Jeffery breaks loose in Bears' passing game

Chicago receiver Brandon Marshall goes high to make a reception. Marshall and Alshon Jeffery both have more than 1,000 receiving yards. CHRIS SWEDA / Cicago Tirbune / MCT
Chicago receiver Brandon Marshall goes high to make a reception. Marshall and Alshon Jeffery both have more than 1,000 receiving yards. CHRIS SWEDA / Cicago Tirbune / MCT
Posted: December 20, 2013

LAKE FOREST, Ill. - Brandon Marshall has almost 1,200 receiving yards for Chicago this season to go along with 10 touchdowns as he seeks his fifth career Pro Bowl appearance. He also has been overshadowed.

Second-year receiver Alshon Jeffery has eclipsed Marshall in his second season in Chicago with 1,265 receiving yards and seven touchdowns, including highlight-reel scores in Chicago's last three games. The receiving combination is one of the main reasons the Bears are on the verge of rewriting their team offensive record book and in position to win the NFC North.
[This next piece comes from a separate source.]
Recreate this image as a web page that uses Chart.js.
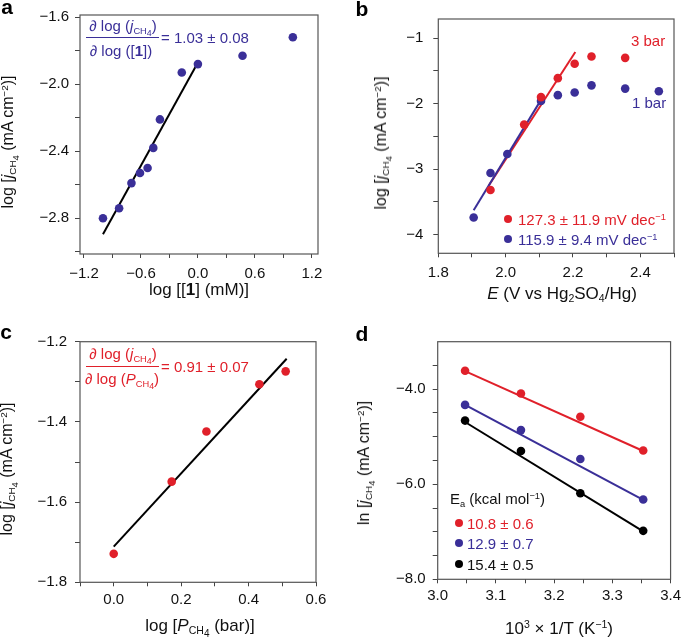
<!doctype html>
<html>
<head>
<meta charset="utf-8">
<title>CH4 oxidation kinetics</title>
<script src="https://cdn.jsdelivr.net/npm/chart.js@4.4.0/dist/chart.umd.min.js"></script>
<style>
    body { margin: 0; background: #fff; font-family: "Liberation Sans", Arial, sans-serif; }
    #wrap { position: relative; width: 685px; height: 641px; overflow: hidden; }
    canvas { position: absolute; }
    .t { position: absolute; white-space: nowrap; font-size: 15px; line-height: 1; color: #111; }
    .xt { font-size: 17px; }
    .yt { font-size: 16px; }
    .c { transform: translate(-50%, -50%); }
    .l { transform: translate(0, -50%); }
    .rot { transform: translate(-50%, -50%) rotate(-90deg); }
    .pl { font-size: 21px; font-weight: bold; color: #000; }
    sub, sup { font-size: 0.62em; line-height: 0; vertical-align: baseline; position: relative; }
    sub { top: 0.32em; }
    sup { top: -0.55em; }
    .s4 { position: relative; top: 0.25em; font-size: 0.95em; }
    .blue { color: #3a2f98; }
    .red { color: #e0202a; }
    .bar { position: absolute; height: 1px; }
    .dot { position: absolute; border-radius: 50%; transform: translate(-50%, -50%); }
</style>
</head>
<body>
<div id="wrap">
    <canvas id="chartA" width="342" height="320" style="left:0;top:0"></canvas>
    <canvas id="chartB" width="343" height="320" style="left:342px;top:0"></canvas>
    <canvas id="chartC" width="342" height="321" style="left:0;top:320px"></canvas>
    <canvas id="chartD" width="343" height="321" style="left:342px;top:320px"></canvas>

    <!-- panel letters -->
    <div class="t c pl" style="left:7px;top:6px">a</div>
    <div class="t c pl" style="left:362px;top:8px">b</div>
    <div class="t c pl" style="left:6px;top:331px">c</div>
    <div class="t c pl" style="left:362px;top:333px">d</div>

    <!-- axis titles -->
    <div class="t c xt" style="left:199px;top:289px">log [[<b>1</b>] (mM)]</div>
    <div class="t rot yt" style="left:8px;top:142px">log [<i>j</i><sub>CH<span class="s4">4</span></sub> (mA cm<sup>−2</sup>)]</div>
    <div class="t c xt" style="left:562px;top:293px"><i>E</i> (V vs Hg<sub>2</sub>SO<sub>4</sub>/Hg)</div>
    <div class="t rot yt" style="left:381px;top:143px">log [<i>j</i><sub>CH<span class="s4">4</span></sub> (mA cm<sup>−2</sup>)]</div>
    <div class="t c xt" style="left:200px;top:625px">log [<i>P</i><sub>CH<span class="s4">4</span></sub> (bar)]</div>
    <div class="t rot yt" style="left:7px;top:469px">log [<i>j</i><sub>CH<span class="s4">4</span></sub> (mA cm<sup>−2</sup>)]</div>
    <div class="t c xt" style="left:559px;top:628px">10<sup>3</sup> × 1/T (K<sup>−1</sup>)</div>
    <div class="t rot yt" style="left:364px;top:463px">ln [<i>j</i><sub>CH<span class="s4">4</span></sub> (mA cm<sup>−2</sup>)]</div>

    <!-- panel a annotation -->
    <div class="t c blue" style="left:123px;top:25px">∂ log (<i>j</i><sub>CH<span class="s4">4</span></sub>)</div>
    <div class="bar" style="left:86px;top:37px;width:73px;background:#3a2f98"></div>
    <div class="t c blue" style="left:121px;top:50px">∂ log ([<b>1</b>])</div>
    <div class="t l blue" style="left:161px;top:37px">= 1.03 ± 0.08</div>

    <!-- panel b annotation -->
    <div class="t l red" style="left:631px;top:40px">3 bar</div>
    <div class="t l blue" style="left:632px;top:102px">1 bar</div>
    <div class="dot" style="left:508px;top:219px;width:8px;height:8px;background:#e0202a"></div>
    <div class="t l red" style="left:518px;top:219px">127.3 ± 11.9 mV dec<sup>−1</sup></div>
    <div class="dot" style="left:508px;top:239px;width:8px;height:8px;background:#3a2f98"></div>
    <div class="t l blue" style="left:518px;top:239px">115.9 ± 9.4 mV dec<sup>−1</sup></div>

    <!-- panel c annotation -->
    <div class="t c red" style="left:123px;top:353px">∂ log (<i>j</i><sub>CH<span class="s4">4</span></sub>)</div>
    <div class="bar" style="left:86px;top:366px;width:73px;background:#e0202a"></div>
    <div class="t c red" style="left:122px;top:378px">∂ log (<i>P</i><sub>CH<span class="s4">4</span></sub>)</div>
    <div class="t l red" style="left:161px;top:366px">= 0.91 ± 0.07</div>

    <!-- panel d legend -->
    <div class="t l" style="left:450px;top:498px">E<sub>a</sub> (kcal mol<sup>−1</sup>)</div>
    <div class="dot" style="left:459px;top:523px;width:8px;height:8px;background:#e0202a"></div>
    <div class="t l red" style="left:467px;top:523px">10.8 ± 0.6</div>
    <div class="dot" style="left:459px;top:543px;width:8px;height:8px;background:#3a2f98"></div>
    <div class="t l blue" style="left:467px;top:543px">12.9 ± 0.7</div>
    <div class="dot" style="left:459px;top:564px;width:8px;height:8px;background:#000"></div>
    <div class="t l" style="left:467px;top:564px">15.4 ± 0.5</div>
</div>

<script>
    // ---- panel a: reaction order in [1] ----
    var aLogConc = [-1.0, -0.83, -0.70, -0.61, -0.53, -0.47, -0.40, -0.17, 0.0, 0.47, 1.0];
    var aLogJ = [-2.80, -2.74, -2.59, -2.53, -2.50, -2.38, -2.21, -1.93, -1.88, -1.83, -1.72];
    var aFitX = [-1.0, 0.0];
    var aFitY = [-2.895, -1.87];
    var aXTicks = [-1.2, -0.9, -0.6, -0.3, 0, 0.3, 0.6, 0.9, 1.2];
    var aXLabels = ['−1.2', '', '−0.6', '', '0.0', '', '0.6', '', '1.2'];
    var aYTicks = [-1.6, -1.8, -2.0, -2.2, -2.4, -2.6, -2.8, -3.0];
    var aYLabels = ['−1.6', '', '−2.0', '', '−2.4', '', '−2.8', ''];

    // ---- panel b: Tafel plots at 1 and 3 bar ----
    var bE1 = [1.905, 1.955, 2.005, 2.105, 2.155, 2.205, 2.255, 2.355, 2.455];
    var bLogJ1 = [-3.74, -3.06, -2.77, -1.96, -1.87, -1.83, -1.72, -1.77, -1.81];
    var bE3 = [1.955, 2.055, 2.105, 2.155, 2.205, 2.255, 2.355];
    var bLogJ3 = [-3.32, -2.32, -1.90, -1.61, -1.39, -1.28, -1.30];
    var bFit1X = [1.905, 2.11];
    var bFit1Y = [-3.63, -1.90];
    var bFit3X = [1.95, 2.207];
    var bFit3Y = [-3.25, -1.21];
    var bXTicks = [1.8, 1.9, 2.0, 2.1, 2.2, 2.3, 2.4, 2.5];
    var bXLabels = ['1.8', '', '2.0', '', '2.2', '', '2.4', ''];
    var bYTicks = [-1, -1.5, -2, -2.5, -3, -3.5, -4];
    var bYLabels = ['−1', '', '−2', '', '−3', '', '−4'];

    // ---- panel c: reaction order in methane pressure ----
    var cLogP = [0.0, 0.172, 0.275, 0.432, 0.510];
    var cLogJ = [-1.729, -1.549, -1.424, -1.306, -1.274];
    var cFitX = [0.0, 0.513];
    var cFitY = [-1.711, -1.2425];
    var cXTicks = [-0.1, 0, 0.1, 0.2, 0.3, 0.4, 0.5, 0.6];
    var cXLabels = ['', '0.0', '', '0.2', '', '0.4', '', '0.6'];
    var cYTicks = [-1.2, -1.3, -1.4, -1.5, -1.6, -1.7, -1.8];
    var cYLabels = ['−1.2', '', '−1.4', '', '−1.6', '', '−1.8'];

    // ---- panel d: Arrhenius plots ----
    var dInvT = [3.047, 3.143, 3.245, 3.353];
    var dRed = [-3.61, -4.09, -4.58, -5.29];
    var dBlue = [-4.33, -4.86, -5.47, -6.32];
    var dBlack = [-4.66, -5.30, -6.19, -6.98];
    var dFitX = [3.047, 3.353];
    var dFitRed = [-3.62, -5.30];
    var dFitBlue = [-4.33, -6.33];
    var dFitBlack = [-4.69, -6.99];
    var dXTicks = [3.0, 3.05, 3.1, 3.15, 3.2, 3.25, 3.3, 3.35, 3.4];
    var dXLabels = ['3.0', '', '3.1', '', '3.2', '', '3.3', '', '3.4'];
    var dYTicks = [-3.5, -4, -4.5, -5, -5.5, -6, -6.5, -7, -7.5, -8];
    var dYLabels = ['', '−4.0', '', '', '', '−6.0', '', '', '', '−8.0'];

    var RED = '#e0202a', BLUE = '#3a2f98', BLACK = '#000';

    Chart.defaults.font.family = '"Liberation Sans", Arial, sans-serif';
    Chart.defaults.font.size = 15;
    Chart.defaults.color = '#111';

    function pts(xs, ys) {
        return xs.map(function (x, i) { return {x: x, y: ys[i]}; });
    }

    function dots(xs, ys, color) {
        return {data: pts(xs, ys), backgroundColor: color, borderColor: color, pointRadius: 4.3,
            pointBorderWidth: 0, showLine: false};
    }

    function fit(xs, ys, color) {
        return {data: pts(xs, ys), borderColor: color, borderWidth: 2, pointRadius: 0, showLine: true, fill: false};
    }

    function axis(vals, labels, min, max, size, isX, tickLen, pad) {
        return {
            type: 'linear', min: min, max: max,
            afterBuildTicks: function (s) {
                s.ticks = vals.map(function (v) { return {value: v}; });
            },
            afterFit: function (s) {
                if (isX) { s.height = size; } else { s.width = size; }
            },
            border: {display: false},
            grid: {drawOnChartArea: false, drawTicks: true, tickLength: tickLen, color: '#444', lineWidth: 1},
            ticks: {autoSkip: false, maxRotation: 0, padding: pad, color: '#111',
                callback: function (v, i) { return labels[i]; }}
        };
    }

    // box round the plot area
    var frame = {
        id: 'frame',
        afterDraw: function (chart) {
            var a = chart.chartArea, ctx = chart.ctx;
            ctx.save();
            ctx.strokeStyle = '#555';
            ctx.lineWidth = 1.2;
            ctx.strokeRect(a.left, a.top, a.right - a.left, a.bottom - a.top);
            ctx.restore();
        }
    };

    function panel(id, datasets, xAxis, yAxis, pad) {
        return new Chart(document.getElementById(id), {
            type: 'scatter',
            data: {datasets: datasets},
            options: {
                responsive: false,
                animation: false,
                layout: {padding: pad},
                plugins: {legend: {display: false}, tooltip: {enabled: false}},
                scales: {x: xAxis, y: yAxis}
            },
            plugins: [frame]
        });
    }

    panel('chartA',
        [dots(aLogConc, aLogJ, BLUE), fit(aFitX, aFitY, BLACK)],
        axis(aXTicks, aXLabels, -1.242, 1.265, 66, true, 4, 7),
        axis(aYTicks, aYLabels, -3.013, -1.587, 80, false, 5, 6),
        {left: 0, top: 13.5, right: 24, bottom: 0});

    panel('chartB',
        [dots(bE3, bLogJ3, RED), dots(bE1, bLogJ1, BLUE), fit(bFit1X, bFit1Y, BLUE), fit(bFit3X, bFit3Y, RED)],
        axis(bXTicks, bXLabels, 1.8, 2.5, 66.7, true, 4, 7),
        axis(bYTicks, bYLabels, -4.287, -0.706, 96.3, false, 5, 10),
        {left: 0, top: 12.5, right: 11, bottom: 0});

    panel('chartC',
        [dots(cLogP, cLogJ, RED), fit(cFitX, cFitY, BLACK)],
        axis(cXTicks, cXLabels, -0.1, 0.6, 58.7, true, 4, 5),
        axis(cYTicks, cYLabels, -1.8, -1.2, 80, false, 5, 8),
        {left: 0, top: 21.7, right: 26, bottom: 0});

    panel('chartD',
        [dots(dInvT, dRed, RED), dots(dInvT, dBlue, BLUE), dots(dInvT, dBlack, BLACK),
            fit(dFitX, dFitRed, RED), fit(dFitX, dFitBlue, BLUE), fit(dFitX, dFitBlack, BLACK)],
        axis(dXTicks, dXLabels, 3.0, 3.4, 61.7, true, 4, 4),
        axis(dYTicks, dYLabels, -8.0, -3.0, 95.7, false, 5, 7),
        {left: 0, top: 21.7, right: 11, bottom: 0});
</script>
</body>
</html>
The receiving tandem will test the Eagles on Sunday night at Lincoln Financial Field.

Jeffery, a second-round pick out of South Carolina in 2012, has put up statistics unheard of in the history of one of the NFL's charter franchises. He established a team record with 249 receiving yards on Dec. 1 at Minnesota. Whose record did he break? His own, when he put up 218 yards against New Orleans in October.
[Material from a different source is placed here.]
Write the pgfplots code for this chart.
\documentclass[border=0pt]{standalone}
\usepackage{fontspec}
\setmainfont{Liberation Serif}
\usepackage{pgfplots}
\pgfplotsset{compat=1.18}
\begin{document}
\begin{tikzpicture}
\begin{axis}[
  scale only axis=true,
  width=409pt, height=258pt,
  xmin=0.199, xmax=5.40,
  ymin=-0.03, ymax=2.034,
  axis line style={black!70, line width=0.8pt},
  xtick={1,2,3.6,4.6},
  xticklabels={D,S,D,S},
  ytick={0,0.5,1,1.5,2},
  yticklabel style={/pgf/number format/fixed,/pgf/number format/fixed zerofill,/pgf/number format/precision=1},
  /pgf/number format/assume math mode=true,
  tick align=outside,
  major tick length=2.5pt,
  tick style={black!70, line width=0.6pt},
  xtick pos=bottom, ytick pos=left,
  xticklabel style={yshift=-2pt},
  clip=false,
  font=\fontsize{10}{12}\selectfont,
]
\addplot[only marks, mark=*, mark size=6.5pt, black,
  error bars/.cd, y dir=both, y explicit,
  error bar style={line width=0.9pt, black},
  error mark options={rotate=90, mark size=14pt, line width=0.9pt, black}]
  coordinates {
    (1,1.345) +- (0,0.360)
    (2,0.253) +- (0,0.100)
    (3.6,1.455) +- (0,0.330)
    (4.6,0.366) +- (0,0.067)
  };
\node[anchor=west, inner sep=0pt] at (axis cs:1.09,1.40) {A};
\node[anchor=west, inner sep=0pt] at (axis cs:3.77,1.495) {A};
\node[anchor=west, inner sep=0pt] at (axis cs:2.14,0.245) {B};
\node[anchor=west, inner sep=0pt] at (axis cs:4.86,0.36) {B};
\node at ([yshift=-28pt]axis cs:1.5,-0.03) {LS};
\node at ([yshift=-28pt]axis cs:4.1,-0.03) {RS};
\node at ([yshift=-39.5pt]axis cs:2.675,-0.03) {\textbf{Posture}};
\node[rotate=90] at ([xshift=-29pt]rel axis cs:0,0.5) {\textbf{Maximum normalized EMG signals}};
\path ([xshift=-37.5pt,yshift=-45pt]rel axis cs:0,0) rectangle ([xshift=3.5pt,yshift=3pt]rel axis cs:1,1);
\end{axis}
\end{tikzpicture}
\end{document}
Not only have the individual statistics been gaudy, his athleticism has left jaws on the floor. On Sunday at Cleveland, he was sandwiched between two defenders but still managed to bring in a Jay Cutler pass for a 45-yard gain in the fourth quarter of a 38-31 victory.

"We always talk about just throwing it up and giving me a chance," Jeffery told reporters after the game. "I just try to make the best of the opportunity."

Jeffery and Marshall have both gone 1,000 yards, marking just the second time in Bears history that two receivers have done that.

Chicago coach Marc Trestman also likes to deploy the reverse with Jeffery, leading to 105 rushing yards in 16 attempts.

No one appears happier for Jeffery than Marshall, who missed practice Wednesday with a sore quadriceps, but Trestman said it was just a precautionary measure.

Marshall advocated for Jeffery to be a Pro Bowl selection on Wednesday. He remembered that Jeffery was seeking that honor last year as a rookie.

That type of confidence may have had some veterans saying Jeffery was "ridiculous," but Marshall saw it another way. "You have to dream big," he said. "If you don't believe in yourself, nobody will. I respect him a lot for that, and that says a lot about that guy."

Jeffery's ascension has not come without some concerns. Trestman was not pleased about some penalties, including two infractions on Sunday.

However, the first-year coach sensed from the start of the season that he might have a special player in his arsenal. "We saw this in practice," Trestman noted. "We saw his work ethic. You hope players like that will carry what they do in practice out into the field because that is where you really find out. That's what he has done."